Professional sports analyst studying multiple screens with baseball data

The gap between recreational bettors and professionals isn’t luck or bankroll size — it’s methodology. While casual bettors chase hot streaks, bet their favorite teams, and trust gut feelings over data, sharp bettors treat baseball as a market with exploitable inefficiencies. They hunt for value systematically, manage bankrolls ruthlessly, and view each wager as a small piece of a much larger puzzle.

This distinction matters because MLB betting specifically rewards the sharp approach. With 2,430 regular-season games producing massive sample sizes, the variance that protects bad strategies in football eventually exposes them in baseball. Over 162 games per team, edges compound while mistakes accumulate. The bettors who survive and profit approach baseball with the discipline of traders rather than the hope of gamblers.

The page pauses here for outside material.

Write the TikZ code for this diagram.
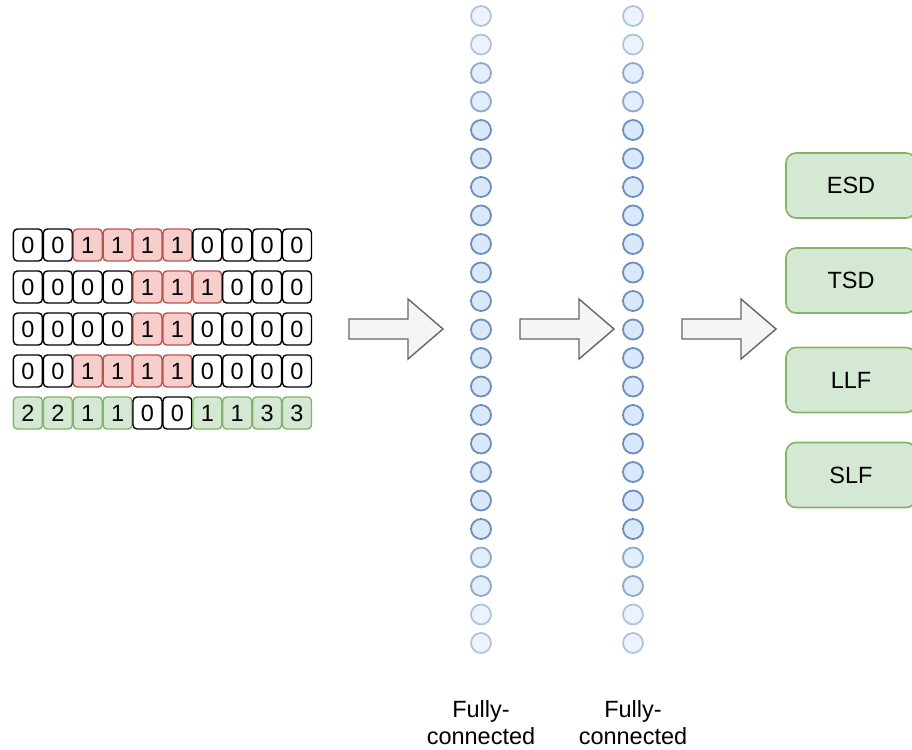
\documentclass[tikz,border=0pt]{standalone}
\usepackage{fontspec}
\setmainfont{Liberation Sans}
\definecolor{redfill}{HTML}{F8CECC}
\definecolor{redline}{HTML}{B85450}
\definecolor{greenfill}{HTML}{D5E8D4}
\definecolor{greenline}{HTML}{82B366}
\definecolor{bluefill}{HTML}{DAE8FC}
\definecolor{blueline}{HTML}{6C8EBF}
\definecolor{arrowfill}{HTML}{F5F5F5}
\definecolor{arrowline}{HTML}{666666}
\begin{document}
\begin{tikzpicture}
  [x=1pt,y=-1pt,every node/.style={font=\fontsize{23.5}{27}\selectfont},
   cw/.style={draw=black,fill=white,rounded corners=4pt,line width=1.4pt,minimum width=29pt,minimum height=32pt,inner sep=0pt},
   cr/.style={cw,draw=redline,fill=redfill},
   cg/.style={cw,draw=greenline,fill=greenfill},
   neuron/.style={circle,draw=blueline,fill=bluefill,line width=1.8pt,minimum size=20pt,inner sep=0pt},
   outbox/.style={draw=greenline,fill=greenfill,rounded corners=10pt,line width=1.6pt,minimum width=130pt,minimum height=65pt},
   blockarrow/.style={draw=arrowline,fill=arrowfill,line width=1.4pt}]
  \clip (0,0) rectangle (912,749);

  % input rows
  \foreach \v/\s [count=\i] in {0/cw,0/cw,1/cr,1/cr,1/cr,1/cr,0/cw,0/cw,0/cw,0/cw}
    \node[\s] (a\i) at ({-2+29.9*\i},245) {\v};
  \foreach \v/\s [count=\i] in {0/cw,0/cw,0/cw,0/cw,1/cr,1/cr,1/cr,0/cw,0/cw,0/cw}
    \node[\s] (b\i) at ({-2+29.9*\i},287) {\v};
  \foreach \v/\s [count=\i] in {0/cw,0/cw,0/cw,0/cw,1/cr,1/cr,0/cw,0/cw,0/cw,0/cw}
    \node[\s] (c\i) at ({-2+29.9*\i},329) {\v};
  \foreach \v/\s [count=\i] in {0/cw,0/cw,1/cr,1/cr,1/cr,1/cr,0/cw,0/cw,0/cw,0/cw}
    \node[\s] (d\i) at ({-2+29.9*\i},371) {\v};
  \foreach \v/\s [count=\i] in {2/cg,2/cg,1/cg,1/cg,0/cw,0/cw,1/cg,1/cg,3/cg,3/cg}
    \node[\s] (e\i) at ({-2+29.9*\i},413) {\v};

  % hidden layers
  \foreach \i in {1,...,23} {
    \pgfmathsetmacro\k{min(\i,24-\i)}
    \pgfmathsetmacro\op{\k<3 ? 0.5 : (\k<5 ? 0.75 : 1)}
    \node[neuron,opacity=\op] (h\i) at (481,{16+28.5*(\i-1)}) {};
    \node[neuron,opacity=\op] (g\i) at (633,{16+28.5*(\i-1)}) {};
  }
  \node[align=center] (fc1) at (481,723) {Fully-\\connected};
  \node[align=center] (fc2) at (633,723) {Fully-\\connected};

  % block arrows
  \foreach \x in {349,520,682}
    \draw[blockarrow] (\x,319) -- ++(59,0) -- ++(0,-20) -- ++(35,30) -- ++(-35,30) -- ++(0,-20) -- ++(-59,0) -- cycle;

  % outputs
  \node[outbox] (esd) at (851,185.5) {ESD};
  \node[outbox] (tsd) at (851,280.5) {TSD};
  \node[outbox] (llf) at (851,380) {LLF};
  \node[outbox] (slf) at (851,475) {SLF};
\end{tikzpicture}
\end{document}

Understanding what separates successful MLB bettors from the rest reveals a pattern: they’ve developed systematic advantages in specific markets rather than trying to beat every game. Some crush totals betting by modeling weather and ballpark effects. Others dominate first five innings markets through superior starting pitcher analysis. The common thread is specialization backed by rigorous process.

The strategies outlined in this guide require work. You’ll need to track data, build models (even simple ones), and maintain records detailed enough to reveal your actual edges. If that sounds tedious, consider that sportsbooks employ teams of analysts doing exactly this work to set their lines. Competing against them casually is a recipe for donating your bankroll over time.

What Separates Sharps From Recreational Bettors

Comparison of casual and professional betting approaches

Sharp bettors approach MLB with a fundamentally different mindset than casual players. The recreational bettor wants entertainment — a rooting interest, a reason to watch the game, maybe a story to tell friends about a winning parlay. Nothing wrong with that, but it’s not the path to consistent profit.

Professional bettors view each game through the lens of expected value. Does this line offer positive expected value based on their projections? If yes, they bet it regardless of whether it’s an exciting matchup or involves their least favorite team. If no, they pass — even on games they planned to watch anyway. This emotional detachment feels unnatural at first but becomes second nature with practice.

The betting patterns reveal the distinction clearly. Recreational bettors favor favorites, parlays, and prime-time games that receive heavy media coverage. Sharp action flows toward underdogs, totals, and early-week games that fly under the radar. The reasoning is straightforward: less scrutinized markets contain more inefficiencies, and plus-money positions on underdogs require lower win rates to profit.

Bankroll management marks another clear divide. Recreational bettors size bets based on confidence — big on “sure things,” small on longshots — which invites disaster when those sure things lose. Sharps use consistent unit sizing, typically risking 1-3% of their bankroll per play, knowing that variance will even out over sufficient volume. This approach survives losing streaks that would wipe out confidence-based sizing.

Record keeping distinguishes serious bettors from everyone else. Sharps track every wager with details including closing line, odds shopped across multiple books, reasoning for the play, and eventual outcome. This data reveals genuine edges over time. Without it, you’re guessing whether your strategy works while memory bias tells you comfortable lies about your winning percentage.

Top-Down Versus Bottom-Up Handicapping

Two fundamental approaches to MLB handicapping divide the betting community, and most successful bettors lean heavily toward one or blend both deliberately. Understanding these frameworks helps you develop a sustainable process rather than just picking games randomly.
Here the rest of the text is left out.